First off, the Westfjords. The self-proclaimed “Bestfjords” is the northwestern tip of Iceland, and although not looking too big on a map, this area contains one-third of the Icelandic coastline. This is not a one day trip. The west fjords can be rushed in three days, or truly enjoyed if you spend a full week in the area.
Snæfellsnes is a little less demanding, as the main attractions can be covered in a day, and its proximity to Reykjavik means that you can still spend the night being back in town. This peninsula is home to the mighty Snæfellsjökull, the Mt Fuji of Iceland, as well as the picturesque Kirkjufell that repeatedly shows up on postcards and Instagram.
What to bring to Iceland
This list stays almost the same summer or winter, midnight sun or total darkness. You are still in Iceland, and the weather is still very unpredictable. Summer usually varies between 5°C-15°C, sometimes going over 20°C, especially in the east and north (the world record in Iceland being 30.5°C). But the evenings are cold and could go below freezing, or have winds that make it seem even colder.
- Warm clothing, base layer, waterproof layers (both jacket and pants), hat, and gloves. The weather can be cold and vicious all year round
- Good shoes, preferably hiking boots. It can be very muddy
- Snacks! There’s so much to see that you’ll have long days and might even forget to schedule meals. Plenty of snacks mean you’ll always be fully energised and ready to explore more. i
- Swimming clothes and towel. there are great hot springs all around Iceland if you know where to look, and almost every town will have a great public pool.
- Sunscreen. The sun isn’t that strong, but you’d still be surprised how sunburnt you can get in Iceland.
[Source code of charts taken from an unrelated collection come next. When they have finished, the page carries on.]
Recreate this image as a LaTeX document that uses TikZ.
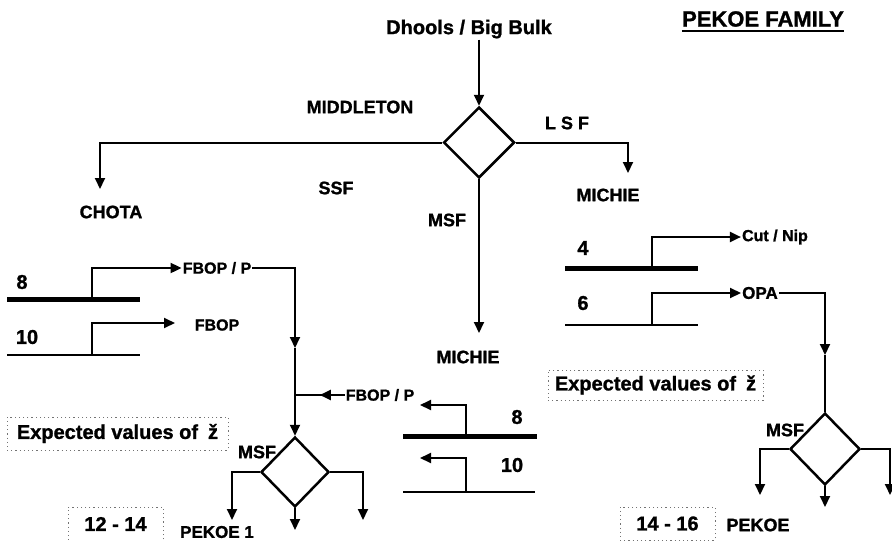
\documentclass[tikz,border=0pt]{standalone}
\usepackage{fontspec}
\setmainfont{Liberation Sans}[BoldFeatures={FakeBold=1.2}]
\usetikzlibrary{arrows.meta,shapes.geometric,decorations.markings}
\begin{document}
\begin{tikzpicture}[x=1pt,y=-1pt,
  lab/.style={inner sep=1pt, font=\fontsize{18}{20}\selectfont\bfseries},
  big/.style={inner sep=1pt, font=\fontsize{20}{22}\selectfont\bfseries},
  small/.style={inner sep=1pt, font=\fontsize{16}{18}\selectfont\bfseries},
  conn/.style={line width=2pt, -{Triangle[length=11pt,width=10pt]}},
  plain/.style={line width=2pt},
  dia/.style={diamond, draw, line width=2.5pt, inner sep=0pt},
  thickbar/.style={line width=5pt},
  thinbar/.style={line width=2.5pt},
  dotbox/.style={draw=black!55, line width=0.8pt, dash pattern=on 1.2pt off 3pt}
]
\useasboundingbox (0,0) rectangle (892,541);

% top
\node[big] (dhools) at (469,29) {Dhools / Big Bulk};
\node[inner sep=0pt, font=\fontsize{22}{24}\selectfont\bfseries] (pekoe) at (763,19) {PEKOE FAMILY};
\draw[line width=1.6pt] ([yshift=-4pt]pekoe.south west) -- ([yshift=-4pt]pekoe.south east);

\node[dia, minimum width=71pt, minimum height=71pt] (d1) at (479,142.5) {};
\node[lab] (middleton) at (360,107) {MIDDLETON};
\node[lab] (lsf) at (567,123) {L S F};
\node[lab] (ssf) at (336,188) {SSF};
\node[lab] (msf1) at (447,220) {MSF};
\node[lab] (chota) at (111,212) {CHOTA};
\node[lab] (michie1) at (608,195) {MICHIE};
\node[lab] (michie2) at (468,357) {MICHIE};
\coordinate (achota) at (100,189);
\coordinate (amichie1) at (628,173);
\coordinate (amsf) at (479,333);
\draw[conn] (dhools.south -| d1.north) -- (d1.north);
\draw[conn] (d1.west) -| (achota);
\draw[conn] (d1.east) -| (amichie1);
\draw[conn] (d1.south) -- (amsf);

% left block
\node[dia, minimum width=68pt, minimum height=70pt] (d2) at (295,472) {};
\node[big] (n8a) at (22,282) {8};
\coordinate (b8aL) at (7,299); \coordinate (b8aR) at (140,299);
\draw[thickbar] (b8aL) -- (b8aR);
\coordinate (t8a) at (92,299);
\node[small] (fbopP1) at (217,268) {FBOP / P};
\draw[conn] (t8a) |- (fbopP1.west);
\coordinate (kL) at (295,348);
\draw[conn] (fbopP1.east) -| (kL);
\draw[conn] (kL) -- (d2.north);

\node[big] (n10a) at (27,337) {10};
\coordinate (b10aL) at (7,355); \coordinate (b10aR) at (140,355);
\draw[thinbar] (b10aL) -- (b10aR);
\coordinate (t10a) at (92,355);
\coordinate (afbop) at (175,323);
\draw[conn] (t10a) |- (afbop);
\node[small] (fbop) at (217,325) {FBOP};

\node[big, dotbox, inner sep=0pt, minimum width=221pt, minimum height=33pt] (exp1) at (117.5,433.5) {Expected values of\hspace{10pt}ž};

\node[lab] (msf2) at (257,452) {MSF};
\coordinate (aL1) at (232,520);
\coordinate (aL2) at (295,530);
\coordinate (aL3) at (363,520);
\draw[conn] (d2.west) -| (aL1);
\draw[conn] (d2.south) -- (aL2);
\draw[conn] (d2.east) -| (aL3);
\node[big, dotbox, inner sep=0pt, minimum width=95pt, minimum height=34pt] (r1) at (115.5,524) {12 - 14};
\node[inner sep=1pt, font=\fontsize{17}{19}\selectfont\bfseries] (pk1) at (217,532) {PEKOE 1};

% middle block
\node[small] (fbopP2) at (380,395) {FBOP / P};
\draw[plain, postaction={decorate}, decoration={markings, mark=at position 0.5 with {\arrow{Triangle[length=11pt,width=10pt]}}}] (fbopP2.west) -- (fbopP2.west -| d2.north);
\node[big] (n8b) at (517,417) {8};
\coordinate (b8bL) at (403,436); \coordinate (b8bR) at (537,436);
\draw[thickbar] (b8bL) -- (b8bR);
\coordinate (t8b) at (466,436); \coordinate (a8b) at (420,405);
\draw[conn] (t8b) |- (a8b);
\node[big] (n10b) at (512,465) {10};
\coordinate (b10bL) at (403,492); \coordinate (b10bR) at (535,492);
\draw[thinbar] (b10bL) -- (b10bR);
\coordinate (t10b) at (466,492); \coordinate (a10b) at (420,458);
\draw[conn] (t10b) |- (a10b);
\node[big, dotbox, inner sep=0pt, minimum width=215pt, minimum height=30pt] (exp2) at (655.5,385) {Expected values of\hspace{10pt}ž};

% right block
\node[big] (n4) at (583,248) {4};
\coordinate (b4L) at (565,268); \coordinate (b4R) at (698,268);
\draw[thickbar] (b4L) -- (b4R);
\node[small] (cutnip) at (775,237) {Cut / Nip};
\coordinate (t4) at (652,268);
\draw[conn] (t4) |- (cutnip.west);
\node[big] (n6) at (583,303) {6};
\coordinate (b6L) at (565,325); \coordinate (b6R) at (698,325);
\draw[thinbar] (b6L) -- (b6R);
\node[inner sep=1pt, font=\fontsize{17}{19}\selectfont\bfseries] (opa) at (760,293) {OPA};
\coordinate (t6) at (652,325);
\draw[conn] (t6) |- (opa.west);
\node[dia, minimum width=70pt, minimum height=72pt] (d3) at (825,449) {};
\coordinate (kR) at (825,355);
\draw[conn] (opa.east) -| (kR);
\draw[plain] (kR) -- (d3.north);
\node[lab] (msf3) at (785,430) {MSF};
\coordinate (aR1) at (760,495);
\coordinate (aR2) at (825,507);
\coordinate (aR3) at (890,495);
\draw[conn] (d3.west) -| (aR1);
\draw[conn] (d3.south) -- (aR2);
\draw[conn] (d3.east) -| (aR3);
\node[big, dotbox, inner sep=0pt, minimum width=95pt, minimum height=33pt] (r2) at (667.5,523.5) {14 - 16};
\node[lab] (pk2) at (758,525) {PEKOE};
\end{tikzpicture}
\end{document}
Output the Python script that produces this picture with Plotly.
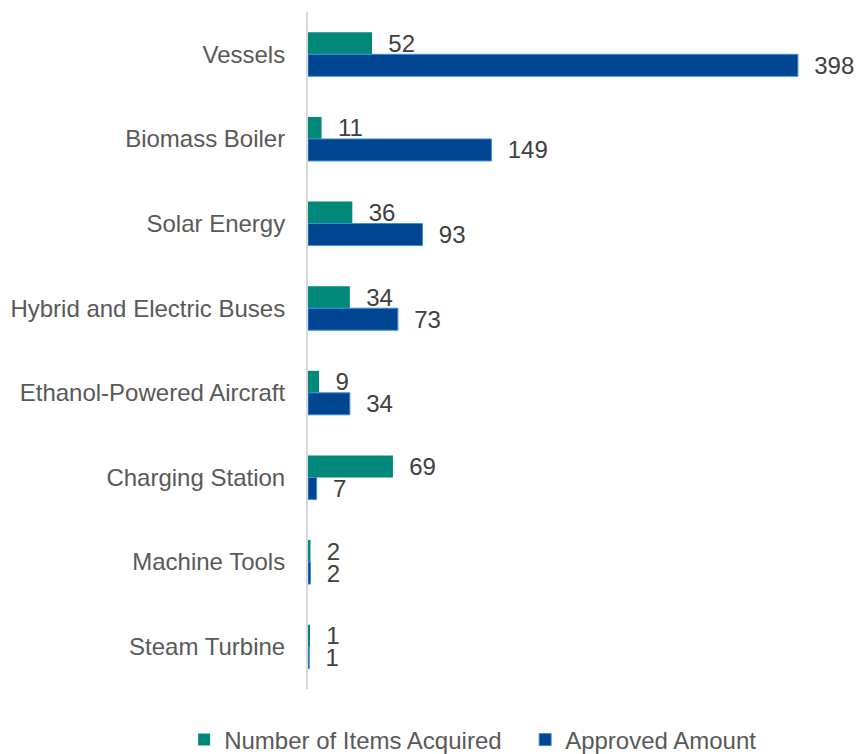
import plotly.graph_objects as go

categories = ["Vessels", "Biomass Boiler", "Solar Energy", "Hybrid and Electric Buses",
              "Ethanol-Powered Aircraft", "Charging Station", "Machine Tools", "Steam Turbine"]
items_acquired = [52, 11, 36, 34, 9, 69, 2, 1]
approved_amount = [398, 149, 93, 73, 34, 7, 2, 1]

FONT = "Liberation Sans, Arial, sans-serif"
TXT = "#595959"
FS = 24

fig = go.Figure()
fig.add_trace(go.Bar(
    y=categories, x=items_acquired, orientation="h", name="Number of Items Acquired",
    marker=dict(color="#00897A", line=dict(width=0)),
    text=["\u00a0\u00a0" + str(v) for v in items_acquired], textposition="outside",
    constraintext="none",
    textfont=dict(family=FONT, size=FS, color="#404040"), cliponaxis=False,
))
fig.add_trace(go.Bar(
    y=categories, x=approved_amount, orientation="h", name="Approved Amount",
    marker=dict(color="#00458F", line=dict(color="#3A8FE0", width=1)),
    text=["\u00a0\u00a0" + str(v) for v in approved_amount], textposition="outside",
    constraintext="none",
    textfont=dict(family=FONT, size=FS, color="#404040"), cliponaxis=False,
))

fig.update_layout(
    width=856, height=754,
    margin=dict(l=308, r=31, t=12, b=65, autoexpand=False),
    paper_bgcolor="white", plot_bgcolor="white",
    barmode="group", bargap=0.48, bargroupgap=0,
    font=dict(family=FONT, size=FS, color=TXT),
    showlegend=True,
    legend=dict(orientation="h", x=-0.2396, xanchor="left", y=-0.0753, yanchor="middle",
                font=dict(family=FONT, size=FS, color=TXT), traceorder="normal",
                itemwidth=30, entrywidth=296),
    xaxis=dict(range=[0, 420], showgrid=False, zeroline=False, showticklabels=False,
               showline=False, fixedrange=True),
    yaxis=dict(autorange="reversed", showgrid=False, zeroline=False, showline=True,
               linecolor="#D9D9D9", linewidth=2, ticks="", ticklabelstandoff=16,
               tickfont=dict(family=FONT, size=FS, color=TXT)),
)

fig.write_html("out.html")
- A camper van! Tents work too, or hotels, but campers are more convenient on the days when it’s not sunny and 20°C – which is most of them
- Camera or enough memory on your phone for lots of pictures
- Also for the camping part:
- Bring a sleeping bag or rent sheets
- Food that’s easy to cook on a single gas stove
- Extra socks for when all the others are wet
- Power Banks and car charger with multiple outlets
- A SIM card that works in Iceland, or a local SIM to use the GPS and find sights.